# [Task]
Transcribe the data in full and exactly, omitting any pictures.

# [Dataset content]
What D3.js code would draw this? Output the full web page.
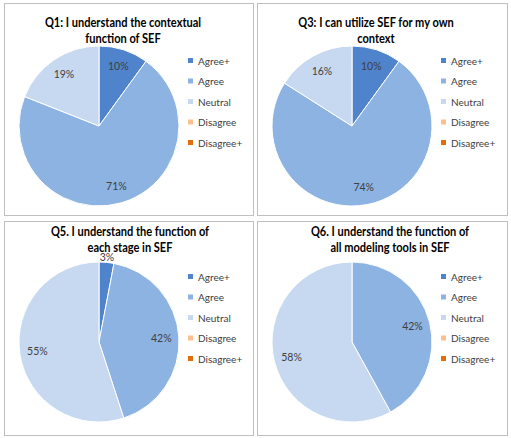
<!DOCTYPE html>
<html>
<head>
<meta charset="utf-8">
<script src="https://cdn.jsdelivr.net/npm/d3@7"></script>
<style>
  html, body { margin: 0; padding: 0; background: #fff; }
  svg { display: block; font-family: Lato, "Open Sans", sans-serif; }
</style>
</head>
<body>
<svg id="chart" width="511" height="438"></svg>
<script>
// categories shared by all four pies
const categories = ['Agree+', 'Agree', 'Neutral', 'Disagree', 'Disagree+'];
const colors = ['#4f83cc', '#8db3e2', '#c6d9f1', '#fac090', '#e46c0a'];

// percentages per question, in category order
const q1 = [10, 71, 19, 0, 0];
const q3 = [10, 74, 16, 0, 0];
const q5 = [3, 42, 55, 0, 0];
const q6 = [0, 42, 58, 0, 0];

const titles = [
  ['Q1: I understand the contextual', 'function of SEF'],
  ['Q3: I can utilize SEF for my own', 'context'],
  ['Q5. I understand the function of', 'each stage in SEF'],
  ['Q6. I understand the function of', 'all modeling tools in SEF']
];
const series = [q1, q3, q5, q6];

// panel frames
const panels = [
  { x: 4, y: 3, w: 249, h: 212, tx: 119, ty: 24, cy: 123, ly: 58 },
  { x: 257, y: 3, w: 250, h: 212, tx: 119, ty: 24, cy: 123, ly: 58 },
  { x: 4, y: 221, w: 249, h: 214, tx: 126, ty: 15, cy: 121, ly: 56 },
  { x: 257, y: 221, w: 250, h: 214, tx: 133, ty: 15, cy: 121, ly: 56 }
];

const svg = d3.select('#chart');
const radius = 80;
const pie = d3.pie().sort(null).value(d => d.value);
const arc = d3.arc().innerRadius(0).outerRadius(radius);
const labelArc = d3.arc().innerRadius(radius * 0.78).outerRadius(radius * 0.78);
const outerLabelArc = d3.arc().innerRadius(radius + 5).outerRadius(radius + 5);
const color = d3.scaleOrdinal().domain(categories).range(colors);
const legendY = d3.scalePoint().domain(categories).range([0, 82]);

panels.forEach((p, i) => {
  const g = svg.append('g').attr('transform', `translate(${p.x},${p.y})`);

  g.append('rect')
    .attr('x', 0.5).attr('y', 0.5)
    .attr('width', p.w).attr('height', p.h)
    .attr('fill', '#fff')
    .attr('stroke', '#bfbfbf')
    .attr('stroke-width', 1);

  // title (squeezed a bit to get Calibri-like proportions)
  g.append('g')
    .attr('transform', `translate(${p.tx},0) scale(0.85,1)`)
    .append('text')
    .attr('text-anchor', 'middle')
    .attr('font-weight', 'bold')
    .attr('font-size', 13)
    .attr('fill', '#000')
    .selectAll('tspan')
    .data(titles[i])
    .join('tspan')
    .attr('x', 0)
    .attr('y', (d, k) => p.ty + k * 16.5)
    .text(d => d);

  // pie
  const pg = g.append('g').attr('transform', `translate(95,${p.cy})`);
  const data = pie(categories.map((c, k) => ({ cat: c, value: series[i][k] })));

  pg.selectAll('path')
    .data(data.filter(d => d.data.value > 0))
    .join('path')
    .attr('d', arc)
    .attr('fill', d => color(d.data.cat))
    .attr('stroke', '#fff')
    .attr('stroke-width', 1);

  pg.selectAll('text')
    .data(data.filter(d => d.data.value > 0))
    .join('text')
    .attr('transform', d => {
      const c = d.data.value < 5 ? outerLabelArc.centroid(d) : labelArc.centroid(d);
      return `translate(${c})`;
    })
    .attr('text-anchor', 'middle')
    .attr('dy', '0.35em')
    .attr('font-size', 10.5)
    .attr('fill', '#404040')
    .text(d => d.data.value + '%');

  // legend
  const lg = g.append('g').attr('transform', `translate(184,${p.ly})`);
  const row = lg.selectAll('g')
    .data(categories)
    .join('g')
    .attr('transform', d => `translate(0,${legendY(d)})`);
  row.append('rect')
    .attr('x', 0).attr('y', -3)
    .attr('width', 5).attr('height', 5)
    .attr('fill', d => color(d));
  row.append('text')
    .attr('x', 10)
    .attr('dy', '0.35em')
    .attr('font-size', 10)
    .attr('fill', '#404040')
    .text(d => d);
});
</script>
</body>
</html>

# [Answer]
What D3.js code would draw this? Output the full web page.
<!DOCTYPE html>
<html>
<head>
<meta charset="utf-8">
<script src="https://cdn.jsdelivr.net/npm/d3@7"></script>
<style>
  html, body { margin: 0; padding: 0; background: #fff; }
  svg { display: block; font-family: Lato, "Open Sans", sans-serif; }
</style>
</head>
<body>
<svg id="chart" width="511" height="438"></svg>
<script>
// categories shared by all four pies
const categories = ['Agree+', 'Agree', 'Neutral', 'Disagree', 'Disagree+'];
const colors = ['#4f83cc', '#8db3e2', '#c6d9f1', '#fac090', '#e46c0a'];

// percentages per question, in category order
const q1 = [10, 71, 19, 0, 0];
const q3 = [10, 74, 16, 0, 0];
const q5 = [3, 42, 55, 0, 0];
const q6 = [0, 42, 58, 0, 0];

const titles = [
  ['Q1: I understand the contextual', 'function of SEF'],
  ['Q3: I can utilize SEF for my own', 'context'],
  ['Q5. I understand the function of', 'each stage in SEF'],
  ['Q6. I understand the function of', 'all modeling tools in SEF']
];
const series = [q1, q3, q5, q6];

// panel frames
const panels = [
  { x: 4, y: 3, w: 249, h: 212, tx: 119, ty: 24, cy: 123, ly: 58 },
  { x: 257, y: 3, w: 250, h: 212, tx: 119, ty: 24, cy: 123, ly: 58 },
  { x: 4, y: 221, w: 249, h: 214, tx: 126, ty: 15, cy: 121, ly: 56 },
  { x: 257, y: 221, w: 250, h: 214, tx: 133, ty: 15, cy: 121, ly: 56 }
];

const svg = d3.select('#chart');
const radius = 80;
const pie = d3.pie().sort(null).value(d => d.value);
const arc = d3.arc().innerRadius(0).outerRadius(radius);
const labelArc = d3.arc().innerRadius(radius * 0.78).outerRadius(radius * 0.78);
const outerLabelArc = d3.arc().innerRadius(radius + 5).outerRadius(radius + 5);
const color = d3.scaleOrdinal().domain(categories).range(colors);
const legendY = d3.scalePoint().domain(categories).range([0, 82]);

panels.forEach((p, i) => {
  const g = svg.append('g').attr('transform', `translate(${p.x},${p.y})`);

  g.append('rect')
    .attr('x', 0.5).attr('y', 0.5)
    .attr('width', p.w).attr('height', p.h)
    .attr('fill', '#fff')
    .attr('stroke', '#bfbfbf')
    .attr('stroke-width', 1);

  // title (squeezed a bit to get Calibri-like proportions)
  g.append('g')
    .attr('transform', `translate(${p.tx},0) scale(0.85,1)`)
    .append('text')
    .attr('text-anchor', 'middle')
    .attr('font-weight', 'bold')
    .attr('font-size', 13)
    .attr('fill', '#000')
    .selectAll('tspan')
    .data(titles[i])
    .join('tspan')
    .attr('x', 0)
    .attr('y', (d, k) => p.ty + k * 16.5)
    .text(d => d);

  // pie
  const pg = g.append('g').attr('transform', `translate(95,${p.cy})`);
  const data = pie(categories.map((c, k) => ({ cat: c, value: series[i][k] })));

  pg.selectAll('path')
    .data(data.filter(d => d.data.value > 0))
    .join('path')
    .attr('d', arc)
    .attr('fill', d => color(d.data.cat))
    .attr('stroke', '#fff')
    .attr('stroke-width', 1);

  pg.selectAll('text')
    .data(data.filter(d => d.data.value > 0))
    .join('text')
    .attr('transform', d => {
      const c = d.data.value < 5 ? outerLabelArc.centroid(d) : labelArc.centroid(d);
      return `translate(${c})`;
    })
    .attr('text-anchor', 'middle')
    .attr('dy', '0.35em')
    .attr('font-size', 10.5)
    .attr('fill', '#404040')
    .text(d => d.data.value + '%');

  // legend
  const lg = g.append('g').attr('transform', `translate(184,${p.ly})`);
  const row = lg.selectAll('g')
    .data(categories)
    .join('g')
    .attr('transform', d => `translate(0,${legendY(d)})`);
  row.append('rect')
    .attr('x', 0).attr('y', -3)
    .attr('width', 5).attr('height', 5)
    .attr('fill', d => color(d));
  row.append('text')
    .attr('x', 10)
    .attr('dy', '0.35em')
    .attr('font-size', 10)
    .attr('fill', '#404040')
    .text(d => d);
});
</script>
</body>
</html>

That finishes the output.